(What you should do)
Write out, precisely and in full, each line of the material.
╭──
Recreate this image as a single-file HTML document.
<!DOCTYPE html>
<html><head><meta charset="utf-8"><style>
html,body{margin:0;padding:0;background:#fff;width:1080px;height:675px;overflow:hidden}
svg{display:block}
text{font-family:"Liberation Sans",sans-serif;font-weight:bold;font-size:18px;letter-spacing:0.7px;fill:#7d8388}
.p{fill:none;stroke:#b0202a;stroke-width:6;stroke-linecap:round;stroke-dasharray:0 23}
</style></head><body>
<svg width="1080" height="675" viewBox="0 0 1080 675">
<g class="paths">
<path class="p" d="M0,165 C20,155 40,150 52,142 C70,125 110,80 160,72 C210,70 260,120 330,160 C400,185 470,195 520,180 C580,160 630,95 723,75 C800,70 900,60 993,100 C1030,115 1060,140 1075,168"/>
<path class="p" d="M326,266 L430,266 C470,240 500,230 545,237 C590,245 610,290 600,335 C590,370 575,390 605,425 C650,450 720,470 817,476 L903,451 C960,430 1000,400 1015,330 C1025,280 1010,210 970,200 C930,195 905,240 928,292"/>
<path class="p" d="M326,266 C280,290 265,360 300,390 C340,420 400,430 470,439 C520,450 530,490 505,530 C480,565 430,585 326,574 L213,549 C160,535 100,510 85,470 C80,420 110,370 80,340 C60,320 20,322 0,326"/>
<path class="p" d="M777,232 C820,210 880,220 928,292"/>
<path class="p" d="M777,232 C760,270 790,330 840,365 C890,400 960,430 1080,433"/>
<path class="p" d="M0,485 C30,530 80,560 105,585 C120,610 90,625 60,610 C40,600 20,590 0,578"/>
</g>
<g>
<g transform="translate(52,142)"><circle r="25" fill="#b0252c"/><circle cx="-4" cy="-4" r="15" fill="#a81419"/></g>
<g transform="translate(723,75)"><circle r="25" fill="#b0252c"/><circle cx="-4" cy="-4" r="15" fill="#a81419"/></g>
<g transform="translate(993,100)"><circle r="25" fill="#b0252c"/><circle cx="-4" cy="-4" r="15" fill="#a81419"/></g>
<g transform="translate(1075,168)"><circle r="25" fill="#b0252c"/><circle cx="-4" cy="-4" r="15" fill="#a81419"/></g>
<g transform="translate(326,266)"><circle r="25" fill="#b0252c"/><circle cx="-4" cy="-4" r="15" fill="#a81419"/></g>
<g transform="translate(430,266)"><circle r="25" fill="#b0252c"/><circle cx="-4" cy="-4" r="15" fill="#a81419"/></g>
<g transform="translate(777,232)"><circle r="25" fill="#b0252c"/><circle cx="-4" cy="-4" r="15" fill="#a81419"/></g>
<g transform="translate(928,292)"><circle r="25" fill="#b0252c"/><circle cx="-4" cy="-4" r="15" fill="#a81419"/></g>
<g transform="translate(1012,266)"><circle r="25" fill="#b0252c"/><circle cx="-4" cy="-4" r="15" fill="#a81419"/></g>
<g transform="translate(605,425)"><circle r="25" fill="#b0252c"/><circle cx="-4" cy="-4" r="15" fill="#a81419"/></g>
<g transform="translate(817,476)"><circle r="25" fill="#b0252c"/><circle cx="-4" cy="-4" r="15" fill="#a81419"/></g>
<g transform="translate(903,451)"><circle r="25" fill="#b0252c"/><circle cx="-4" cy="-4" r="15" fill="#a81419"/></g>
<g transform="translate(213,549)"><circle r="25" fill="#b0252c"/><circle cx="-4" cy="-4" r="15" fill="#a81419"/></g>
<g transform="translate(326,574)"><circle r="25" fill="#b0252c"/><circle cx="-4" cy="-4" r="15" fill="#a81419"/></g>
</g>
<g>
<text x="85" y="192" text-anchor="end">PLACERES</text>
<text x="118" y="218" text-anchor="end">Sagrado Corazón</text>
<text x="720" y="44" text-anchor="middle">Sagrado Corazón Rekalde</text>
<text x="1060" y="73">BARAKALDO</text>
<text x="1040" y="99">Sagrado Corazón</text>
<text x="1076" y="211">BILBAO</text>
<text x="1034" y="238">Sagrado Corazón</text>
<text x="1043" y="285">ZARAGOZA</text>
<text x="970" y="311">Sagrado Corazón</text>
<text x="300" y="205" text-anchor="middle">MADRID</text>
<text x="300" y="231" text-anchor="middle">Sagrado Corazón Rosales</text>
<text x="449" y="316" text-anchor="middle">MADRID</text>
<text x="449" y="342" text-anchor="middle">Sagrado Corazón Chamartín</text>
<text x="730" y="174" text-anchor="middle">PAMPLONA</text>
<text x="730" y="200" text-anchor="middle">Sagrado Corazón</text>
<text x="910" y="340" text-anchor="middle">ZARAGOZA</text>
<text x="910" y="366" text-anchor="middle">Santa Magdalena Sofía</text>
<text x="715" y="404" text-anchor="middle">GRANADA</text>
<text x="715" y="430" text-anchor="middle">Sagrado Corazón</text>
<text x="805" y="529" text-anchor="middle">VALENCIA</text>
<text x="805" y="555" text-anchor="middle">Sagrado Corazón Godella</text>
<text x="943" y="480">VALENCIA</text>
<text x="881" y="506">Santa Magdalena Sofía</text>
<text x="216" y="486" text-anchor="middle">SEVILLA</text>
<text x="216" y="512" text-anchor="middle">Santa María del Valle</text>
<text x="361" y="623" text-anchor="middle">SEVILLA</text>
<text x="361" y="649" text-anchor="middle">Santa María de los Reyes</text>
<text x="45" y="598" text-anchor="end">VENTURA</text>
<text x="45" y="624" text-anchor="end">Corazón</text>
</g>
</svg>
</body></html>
╰──
(Solved exercise)
Recreate this image as a single-file HTML document.
<!DOCTYPE html>
<html><head><meta charset="utf-8"><style>
html,body{margin:0;padding:0;background:#fff;width:1080px;height:675px;overflow:hidden}
svg{display:block}
text{font-family:"Liberation Sans",sans-serif;font-weight:bold;font-size:18px;letter-spacing:0.7px;fill:#7d8388}
.p{fill:none;stroke:#b0202a;stroke-width:6;stroke-linecap:round;stroke-dasharray:0 23}
</style></head><body>
<svg width="1080" height="675" viewBox="0 0 1080 675">
<g class="paths">
<path class="p" d="M0,165 C20,155 40,150 52,142 C70,125 110,80 160,72 C210,70 260,120 330,160 C400,185 470,195 520,180 C580,160 630,95 723,75 C800,70 900,60 993,100 C1030,115 1060,140 1075,168"/>
<path class="p" d="M326,266 L430,266 C470,240 500,230 545,237 C590,245 610,290 600,335 C590,370 575,390 605,425 C650,450 720,470 817,476 L903,451 C960,430 1000,400 1015,330 C1025,280 1010,210 970,200 C930,195 905,240 928,292"/>
<path class="p" d="M326,266 C280,290 265,360 300,390 C340,420 400,430 470,439 C520,450 530,490 505,530 C480,565 430,585 326,574 L213,549 C160,535 100,510 85,470 C80,420 110,370 80,340 C60,320 20,322 0,326"/>
<path class="p" d="M777,232 C820,210 880,220 928,292"/>
<path class="p" d="M777,232 C760,270 790,330 840,365 C890,400 960,430 1080,433"/>
<path class="p" d="M0,485 C30,530 80,560 105,585 C120,610 90,625 60,610 C40,600 20,590 0,578"/>
</g>
<g>
<g transform="translate(52,142)"><circle r="25" fill="#b0252c"/><circle cx="-4" cy="-4" r="15" fill="#a81419"/></g>
<g transform="translate(723,75)"><circle r="25" fill="#b0252c"/><circle cx="-4" cy="-4" r="15" fill="#a81419"/></g>
<g transform="translate(993,100)"><circle r="25" fill="#b0252c"/><circle cx="-4" cy="-4" r="15" fill="#a81419"/></g>
<g transform="translate(1075,168)"><circle r="25" fill="#b0252c"/><circle cx="-4" cy="-4" r="15" fill="#a81419"/></g>
<g transform="translate(326,266)"><circle r="25" fill="#b0252c"/><circle cx="-4" cy="-4" r="15" fill="#a81419"/></g>
<g transform="translate(430,266)"><circle r="25" fill="#b0252c"/><circle cx="-4" cy="-4" r="15" fill="#a81419"/></g>
<g transform="translate(777,232)"><circle r="25" fill="#b0252c"/><circle cx="-4" cy="-4" r="15" fill="#a81419"/></g>
<g transform="translate(928,292)"><circle r="25" fill="#b0252c"/><circle cx="-4" cy="-4" r="15" fill="#a81419"/></g>
<g transform="translate(1012,266)"><circle r="25" fill="#b0252c"/><circle cx="-4" cy="-4" r="15" fill="#a81419"/></g>
<g transform="translate(605,425)"><circle r="25" fill="#b0252c"/><circle cx="-4" cy="-4" r="15" fill="#a81419"/></g>
<g transform="translate(817,476)"><circle r="25" fill="#b0252c"/><circle cx="-4" cy="-4" r="15" fill="#a81419"/></g>
<g transform="translate(903,451)"><circle r="25" fill="#b0252c"/><circle cx="-4" cy="-4" r="15" fill="#a81419"/></g>
<g transform="translate(213,549)"><circle r="25" fill="#b0252c"/><circle cx="-4" cy="-4" r="15" fill="#a81419"/></g>
<g transform="translate(326,574)"><circle r="25" fill="#b0252c"/><circle cx="-4" cy="-4" r="15" fill="#a81419"/></g>
</g>
<g>
<text x="85" y="192" text-anchor="end">PLACERES</text>
<text x="118" y="218" text-anchor="end">Sagrado Corazón</text>
<text x="720" y="44" text-anchor="middle">Sagrado Corazón Rekalde</text>
<text x="1060" y="73">BARAKALDO</text>
<text x="1040" y="99">Sagrado Corazón</text>
<text x="1076" y="211">BILBAO</text>
<text x="1034" y="238">Sagrado Corazón</text>
<text x="1043" y="285">ZARAGOZA</text>
<text x="970" y="311">Sagrado Corazón</text>
<text x="300" y="205" text-anchor="middle">MADRID</text>
<text x="300" y="231" text-anchor="middle">Sagrado Corazón Rosales</text>
<text x="449" y="316" text-anchor="middle">MADRID</text>
<text x="449" y="342" text-anchor="middle">Sagrado Corazón Chamartín</text>
<text x="730" y="174" text-anchor="middle">PAMPLONA</text>
<text x="730" y="200" text-anchor="middle">Sagrado Corazón</text>
<text x="910" y="340" text-anchor="middle">ZARAGOZA</text>
<text x="910" y="366" text-anchor="middle">Santa Magdalena Sofía</text>
<text x="715" y="404" text-anchor="middle">GRANADA</text>
<text x="715" y="430" text-anchor="middle">Sagrado Corazón</text>
<text x="805" y="529" text-anchor="middle">VALENCIA</text>
<text x="805" y="555" text-anchor="middle">Sagrado Corazón Godella</text>
<text x="943" y="480">VALENCIA</text>
<text x="881" y="506">Santa Magdalena Sofía</text>
<text x="216" y="486" text-anchor="middle">SEVILLA</text>
<text x="216" y="512" text-anchor="middle">Santa María del Valle</text>
<text x="361" y="623" text-anchor="middle">SEVILLA</text>
<text x="361" y="649" text-anchor="middle">Santa María de los Reyes</text>
<text x="45" y="598" text-anchor="end">VENTURA</text>
<text x="45" y="624" text-anchor="end">Corazón</text>
</g>
</svg>
</body></html>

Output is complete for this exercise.